How much will this cost? How does free sound to you? Audacity is a low-footprint software package available for Windows and OS X devices that has a majority of the features found in software costing hundreds of dollars. Using this allows you to record, edit, process, and export audio to just about any file format. While MP3 is not natively supported by Audacity, a quick download of another freeware item (LAME encoder) enables this functionality.
Microphone stands come in varying sizes and types. Tabletop stands are perhaps the simplest and most affordable, but allow little versatility in placement and often require the voice talent to hunch over a desk, limiting their vocal range and performance. Also, tabletop stands often place the microphone too close to desk electronics that can generate unwanted noise. A straight floor-mount stand offers affordability while allowing adjustable height to accommodate the needs of the voice talent, though this usually requires the voice talent to stand. While many consider a standing position ideal for optimal voice performance, those who seek additional versatility may wish to consider a boom stand that you can position to accommodate voice talent who wish to sit or stand.
Look for a stand with either a heavy base or a tripod base to prevent tipping and possible damage to your microphone. Also, look for a stand that can accept double the weight of your microphone, as this will accommodate extras such as cabling, shock mount, and pop shields. Prices will vary, with even the sturdiest boom stands usually less than $100 (USD).
While there are different types of microphones such as condenser, dynamic, and ribbon, condenser microphones typically provide the highest quality for the lowest cost. Choose one with a cardioid pattern, which allows the microphone to focus on audio recorded from the front of the element while minimizing or rejecting audio from the sides and back. Some microphones allow multiple patterns, including omnidirectional and figure eight, but these added patterns will add to the cost of your microphone.
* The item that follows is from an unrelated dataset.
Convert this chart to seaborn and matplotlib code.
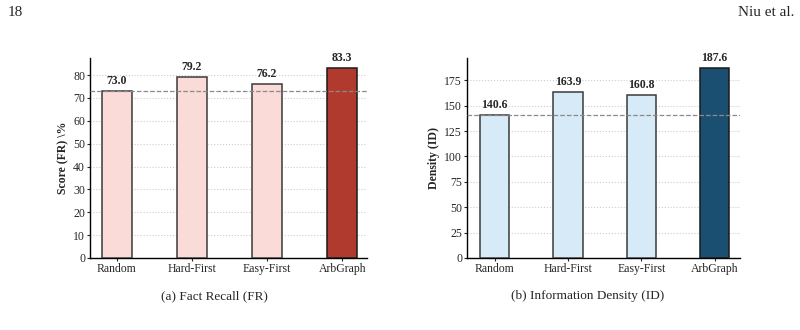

Omnidirectional patterns will capture ambient audio from all directions while reducing bass response, not only increasing potential noise but minimizing your frequency range and potentially reducing the overall audio quality of your voice. So-called figure-eight patterns act as a sort of dual cardioid, capturing audio from both the front and the back of the microphone. While this actually boosts bass response and rejects most ambient audio from the sides, you would need soundproofing behind the microphone to limit echo from reflected sound waves captured from the rear of the microphone.
Look for microphones that have one-inch or larger diaphragms that capture a wider range of voice frequencies resulting in the most natural-sounding audio. Headset microphones, while convenient lack this large diaphragm, which leads to voice that sounds tinny or sounds as if it is being heard over a telephone. While not necessary, look to see if the microphone has a pad switch that reduces overloading caused by speaking at high volumes, as well as a low-cut switch that minimizes noise caused by stand and floor vibrations from nearby vehicular and walking traffic. Good studio-quality microphones which accurately capture your full vocal spectrum can be found in the $200 to $300 (USD) range.
A shock mount absorbs floor vibrations that a low-cut switch may not be able to filter. It can be as simple as an air-filled latex ring or complex enough to make your microphone appear it is being attacked by a large spider. Shock mounts for some high-end microphone models can get pricey, but most can be found for around $50 (USD).
Pop filters redirect air flow from your spoken voice that might cause popping sounds (also called “plosives”) in your audio. Pop filters are absolutely essential for condenser microphones which tend to amplify wind noises. A fabric pop filter might set you back $30 (USD). A metal pop filter, which is more durable and redirects plosives while minimizing the impact on the treble frequencies in your voice, will cost double. For do it yourselfers, articles and videos can be found on the internet demonstrating how to build your own pop filter for as little as $10 (USD) using an embroidery hoop, a nylon stocking, and some hardware store items.
USB audio interface
The audio interface acts as a preamplifier for your microphone while feeding the audio you record into your computer. Even the most affordable USB audio interfaces use electronics with noise suppression superior to those found within typical USB microphones. Look for an interface with a headphone jack allowing for real-time monitoring through the interface itself, as monitoring through the headphone jack of a personal computer introduces latency. “Latency” refers to the lag time between your spoken voice and your monitored voice due to the small delays the sound card in your computer causes while processing the audio. In most situations, this latency will be just long enough to cause stumbling as well as unnatural slowing of your speech rate. You can find high-quality entry-level USB audio interfaces, such as those made by Focusrite and PreSonus, between $100 (USD) and $150 (USD).
Professional microphones tend to use a three-element connection called XLR. An XLR connector creates a balanced connection which is much less susceptible to noise than a standard mini-or phone-plug. Connecting the microphone to an appropriate preamplifier (such as a USB audio interface) requires a special cable. Look for a cable with a female XLR connector that allows it to plug into the microphone. The other end of the cable will most often require a male XLR connector, though some interfaces and processing equipment use what is called a TRS connector, which is a balanced variant of the phone plug seen on some headphones. Do NOT mistakenly select a cable with a TS connector, which creates an unbalanced connection and leaves the cable susceptible to interference and noise. Make sure the cable is long enough to connect the microphone to the USB audio interface without stretching, getting in the way, or creating a tripping hazard. It might be a good idea to consider additional length for the microphone cable to allow versatility in microphone placement and movement within your studio, though any cable lengths longer than 15 feet run the risk of acting as an antenna, which may inadvertently introduce interference from any broadcast transmitters within two miles.
While many manufacturers will try to pressure you to buy premium cables with high price tags and promises of great shielding and gold connectors, you can easily find high quality microphone 15-foot microphone cords for less than $25 (USD).
To minimize costs (and simplify the buying process) even more, a few manufacturers offer vocal packs, kits that bundle your microphone with cables, filters, and/or shock mounts. RØDE and sE Electronics currently offer high-quality condenser microphone bundles with cable, pop filter, and shock mount; you can find these among the major retailers for less than $250 (USD).
Your studio on a shoestring is complete!
Through careful planning and shopping, you can assemble a basic studio on a shoestring using your work computer and as little as $500 (USD). This equipment provides the professional edge you need for outstanding voiceover recording while simultaneously allowing you to expand should needs arise and your budget allow.